Astor and her sister were among thousands of women taken from their homes in WWII-era Hungary as part of one of Nazi Germany’s last Jewish roundups, according to Saidel.

In Saidel’s compilation of interviews with women who survived the Holocaust, Astor recalls her experiences in the concentration camp. “They marched us in, and we saw walking skeletons wearing striped clothes,” Astor said in Saidel’s book. “And I said to myself, ‘No, I’m not going to look like this.’”

The archive rests in a study corner near a back window in the library’s first floor next to the glass-enclosed quiet study room. Five green book shelves contain an array of Holocaust-related literature. Reading options include nonfiction stories, compilations, textbooks and biographies, such as Lawrence L. Langar’s “Witness: Voices from the Holocaust” and “The Diary of Anne Frank.”

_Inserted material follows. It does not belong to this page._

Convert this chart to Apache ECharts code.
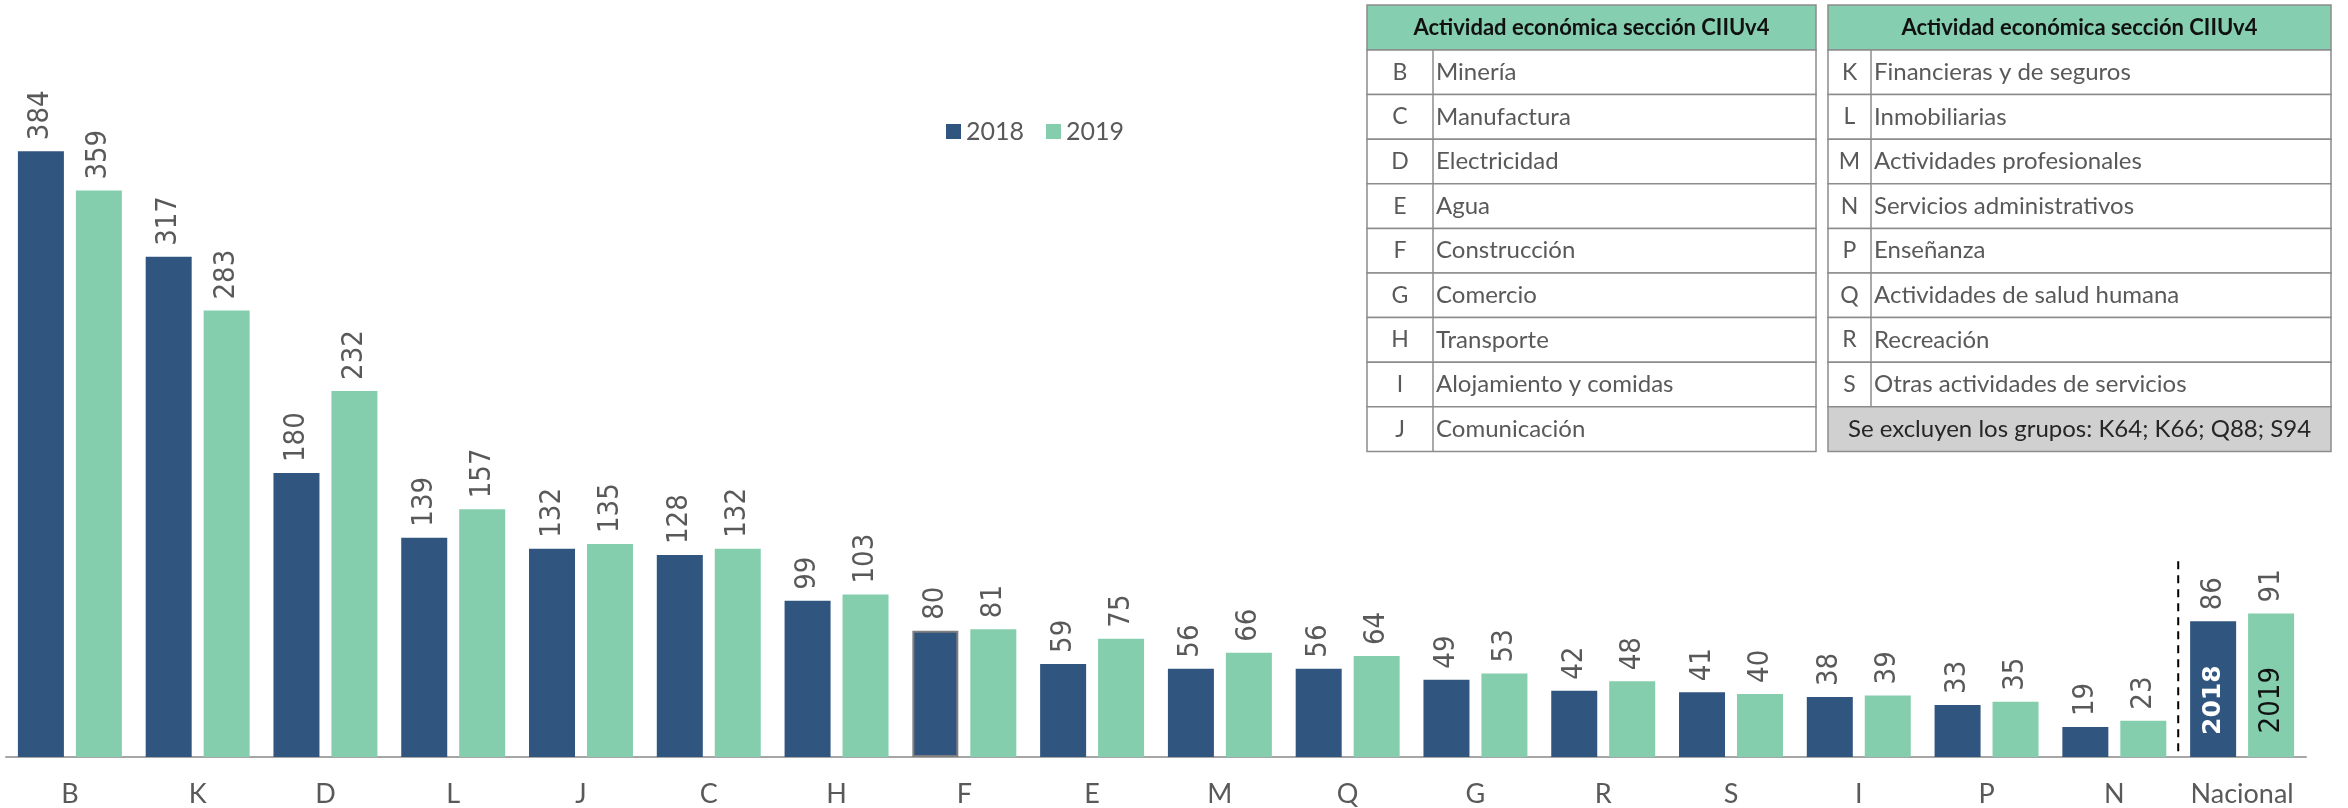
<!DOCTYPE html>
<html>
<head>
<meta charset="utf-8">
<script src="https://cdn.jsdelivr.net/npm/echarts@6/dist/echarts.min.js"></script>
<style>
  html, body { margin: 0; padding: 0; background: #fff; }
  #main { width: 2348px; height: 808px; }
</style>
</head>
<body>
<div id="main"></div>
<script>
// categories (CIIU sections) + national total
var categories = ["B", "K", "D", "L", "J", "C", "H", "F", "E", "M", "Q", "G", "R", "S", "I", "P", "N", "Nacional"];
var values2018 = [384, 317, 180, 139, 132, 128, 99, 80, 59, 56, 56, 49, 42, 41, 38, 33, 19, 86];
var values2019 = [359, 283, 232, 157, 135, 132, 103, 81, 75, 66, 64, 53, 48, 40, 39, 35, 23, 91];
var seriesNames = ["2018", "2019"];

// table contents
var tableHeader = "Actividad económica sección CIIUv4";
var leftCodes = ["B", "C", "D", "E", "F", "G", "H", "I", "J"];
var leftNames = ["Minería", "Manufactura", "Electricidad", "Agua", "Construcción", "Comercio", "Transporte", "Alojamiento y comidas", "Comunicación"];
var rightCodes = ["K", "L", "M", "N", "P", "Q", "R", "S"];
var rightNames = ["Financieras y de seguros", "Inmobiliarias", "Actividades profesionales", "Servicios administrativos", "Enseñanza", "Actividades de salud humana", "Recreación", "Otras actividades de servicios"];
var excludedNote = "Se excluyen los grupos: K64; K66; Q88; S94";

var DARK = "#30557f";
var GREEN = "#84ceae";
var GRAY_TXT = "#595959";
var FONT = "Lato, 'Noto Sans', sans-serif";
var NUM_FONT = "'Liberation Sans Narrow', 'DejaVu Sans Condensed', 'Liberation Sans', sans-serif";

var myChart = echarts.init(document.getElementById("main"));

function barData(vals, color) {
  return vals.map(function (v, i) {
    var item = { value: v };
    // F 2018 has a grey outline in the source
    if (color === DARK && categories[i] === "F") {
      item.itemStyle = { borderColor: "#7f7f7f", borderWidth: 2 };
    }
    return item;
  });
}

var labelOpt = {
  show: true,
  position: "top",
  rotate: 90,
  align: "left",
  verticalAlign: "middle",
  distance: 11,
  color: GRAY_TXT,
  fontSize: 29,
  fontFamily: NUM_FONT
};

myChart.setOption({
  animation: false,
  backgroundColor: "#fff",
  grid: { left: 6, right: 42, top: 47, bottom: 50 },
  legend: {
    data: seriesNames,
    left: 941,
    top: 114,
    icon: "rect",
    itemWidth: 15,
    itemHeight: 15,
    itemGap: 22,
    textStyle: { fontSize: 25, color: GRAY_TXT, fontFamily: FONT }
  },
  xAxis: {
    type: "category",
    data: categories,
    axisLine: { lineStyle: { color: "#a6a6a6", width: 2 } },
    axisTick: { show: false },
    axisLabel: { interval: 0, color: GRAY_TXT, fontSize: 27, fontFamily: FONT, margin: 24 }
  },
  yAxis: {
    type: "value",
    min: 0,
    max: 450,
    show: false,
    splitLine: { show: false }
  },
  series: [
    {
      name: seriesNames[0],
      type: "bar",
      barWidth: 46,
      barGap: "26%",
      itemStyle: { color: DARK },
      label: labelOpt,
      data: barData(values2018, DARK)
    },
    {
      name: seriesNames[1],
      type: "bar",
      barWidth: 46,
      barGap: "26%",
      itemStyle: { color: GREEN },
      label: labelOpt,
      data: barData(values2019, GREEN)
    }
  ]
});

// ---- tables + extra annotations as graphic elements ----
function buildTable(x0, x1, xDiv, codes, names, note) {
  var els = [];
  var top = 5, headH = 45, rowH = 44.6;
  var border = "#8c8c8c";
  els.push({
    type: "rect",
    shape: { x: x0, y: top, width: x1 - x0, height: headH },
    style: { fill: "#85ceaf", stroke: border, lineWidth: 1.5 }
  });
  els.push({
    type: "text",
    style: {
      text: tableHeader, x: (x0 + x1) / 2, y: top + headH / 2,
      align: "center", verticalAlign: "middle",
      fontSize: 22, fontWeight: "bold", fontFamily: FONT, fill: "#111"
    }
  });
  var y = top + headH;
  codes.forEach(function (c, i) {
    els.push({
      type: "rect",
      shape: { x: x0, y: y, width: x1 - x0, height: rowH },
      style: { fill: "#fff", stroke: border, lineWidth: 1.5 }
    });
    els.push({
      type: "line",
      shape: { x1: xDiv, y1: y, x2: xDiv, y2: y + rowH },
      style: { stroke: border, lineWidth: 1.5 }
    });
    els.push({
      type: "text",
      style: {
        text: c, x: (x0 + xDiv) / 2, y: y + rowH / 2,
        align: "center", verticalAlign: "middle",
        fontSize: 23, fontFamily: FONT, fill: GRAY_TXT
      }
    });
    els.push({
      type: "text",
      style: {
        text: names[i], x: xDiv + 3, y: y + rowH / 2,
        align: "left", verticalAlign: "middle",
        fontSize: 24, fontFamily: FONT, fill: GRAY_TXT
      }
    });
    y += rowH;
  });
  if (note) {
    els.push({
      type: "rect",
      shape: { x: x0, y: y, width: x1 - x0, height: rowH },
      style: { fill: "#d0d0d0", stroke: border, lineWidth: 1.5 }
    });
    els.push({
      type: "text",
      style: {
        text: note, x: (x0 + x1) / 2, y: y + rowH / 2,
        align: "center", verticalAlign: "middle",
        fontSize: 24, fontFamily: FONT, fill: "#262626"
      }
    });
  }
  return els;
}

var nIdx = categories.indexOf("N");
var natIdx = categories.indexOf("Nacional");
var pN = myChart.convertToPixel({ xAxisIndex: 0 }, categories[nIdx]);
var pNat = myChart.convertToPixel({ xAxisIndex: 0 }, categories[natIdx]);
var sepX = (pN + pNat) / 2;
var yTop = myChart.convertToPixel({ yAxisIndex: 0 }, 124);
var yBase = myChart.convertToPixel({ yAxisIndex: 0 }, 0);
var barOffset = 29; // half bar + half gap
var yMid = myChart.convertToPixel({ yAxisIndex: 0 }, 36);

var graphics = []
  .concat(buildTable(1367, 1816, 1433, leftCodes, leftNames, null))
  .concat(buildTable(1828, 2331, 1871, rightCodes, rightNames, excludedNote));

graphics.push({
  type: "line",
  z: 100,
  shape: { x1: sepX, y1: yTop, x2: sepX, y2: yBase },
  style: { stroke: "#000", lineWidth: 2, lineDash: [8, 6] }
});
graphics.push({
  type: "text",
  z: 100,
  x: pNat - barOffset, y: yMid, rotation: Math.PI / 2,
  style: {
    text: seriesNames[0], x: 0, y: 0, align: "center", verticalAlign: "middle",
    fontSize: 25, fontWeight: "bold", fontFamily: "'DejaVu Sans', sans-serif", fill: "#fff"
  }
});
graphics.push({
  type: "text",
  z: 100,
  x: pNat + barOffset, y: yMid, rotation: Math.PI / 2,
  style: {
    text: seriesNames[1], x: 0, y: 0, align: "center", verticalAlign: "middle",
    fontSize: 29, fontFamily: NUM_FONT, fill: "#111"
  }
});

myChart.setOption({ graphic: graphics });

window.onresize = function () {
  myChart.resize();
};
</script>
</body>
</html>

Sara Abosch Jacobson, Dallas Holocaust Museum senior director of education, said, “If you have a collection like this that students can access, I think that is a vital way for preserving the history of these tragic events.”

In an email to The Courier, Rick Halperin, Southern Methodist University director of the Embrey Human Rights Program, said. “Literature is essential in the understanding of the Holocaust, either from personal survivor accounts or beyond.” Each book is labeled with a white sticker with a blue Star of David, a symbol commonly associated with modern Jewish culture, an idea from the original founders of the collection.

In October 1994, Diane Plotkin, a former Brookhaven English faculty, unveiled the collection. Sarah Ferguson, executive dean of learning resources, said Plotkin and her husband, Alan, donated money for the collection and several of the archive’s first books.

“From what I remember from meeting Diane … she and her husband both had family that survived the Holocaust,” Ferguson said. She said the Plotkins had a passion for educating others about genocide and oppressed populations.

The donations were initially received by the Dallas County Community College District Foundation, a separate entity from DCCCD and Brookhaven, Ferguson said.

She said the books were officially accepted by Walter G. Bumphus, a former Brookhaven president, and included as new additions to the library in Fall 1994. Ferguson said Brookhaven still holds funds from Plotkin’s initial donation, which the library uses to purchase new books for the collection.

Ferguson said Brookhaven and the DCCCD Foundation initially established guidelines for the collection’s donations and both made the decision to name the archive after Plotkin. She also said the foundation created a selection process that determines which books are to be added to the collection. “I think it is still very timely,” Ferguson said.

“I think it addresses world issues and it was a very generous donation on the part of the Plotkins to draw attention to world needs and issues.”

Ferguson said Plotkin regularly incorporated Holocaust and other genocide-related topics in her English courses at Brookhaven. Between her work at The University of North Texas and Brookhaven, Plotkin taught courses in Yiddish and Holocaust-related literature, as well as Jewish studies and the Holocaust depicted in film.

A couple of Plotkin’s Brookhaven students donated artwork to accompany the collection. The artwork includes four original canvas paintings by alumna Kemberley Dvornik. One of Dvornik’s paintings depicts Nazi soldiers delivering a group of Jewish people to a concertation camp.

A student’s artwork sits in a glass case.

Another art piece in the collection area is a student-crafted model depicting two hands reaching toward each other, which is displayed in a glass case.

The Diane M. Plotkin Holocaust Collection is the only collection of books related to a single topic at Brookhaven, Ferguson said.

Though other DCCCD colleges have a few of their own topic-related collections, Brookhaven is the only school in the district to hold an archive dedicated to Holocaust and genocide-related literature.

“I think it is a great tribute to Brookhaven for having such a vast resource available to its students and the community,” Halperin said. “I wish it were a norm instead of being an aberration.” From top: Books pertaining to the Holocaust sit atop a shelf in the Diane M. Plotkin Holocaust Collection; a student’s artwork sits in a glass case.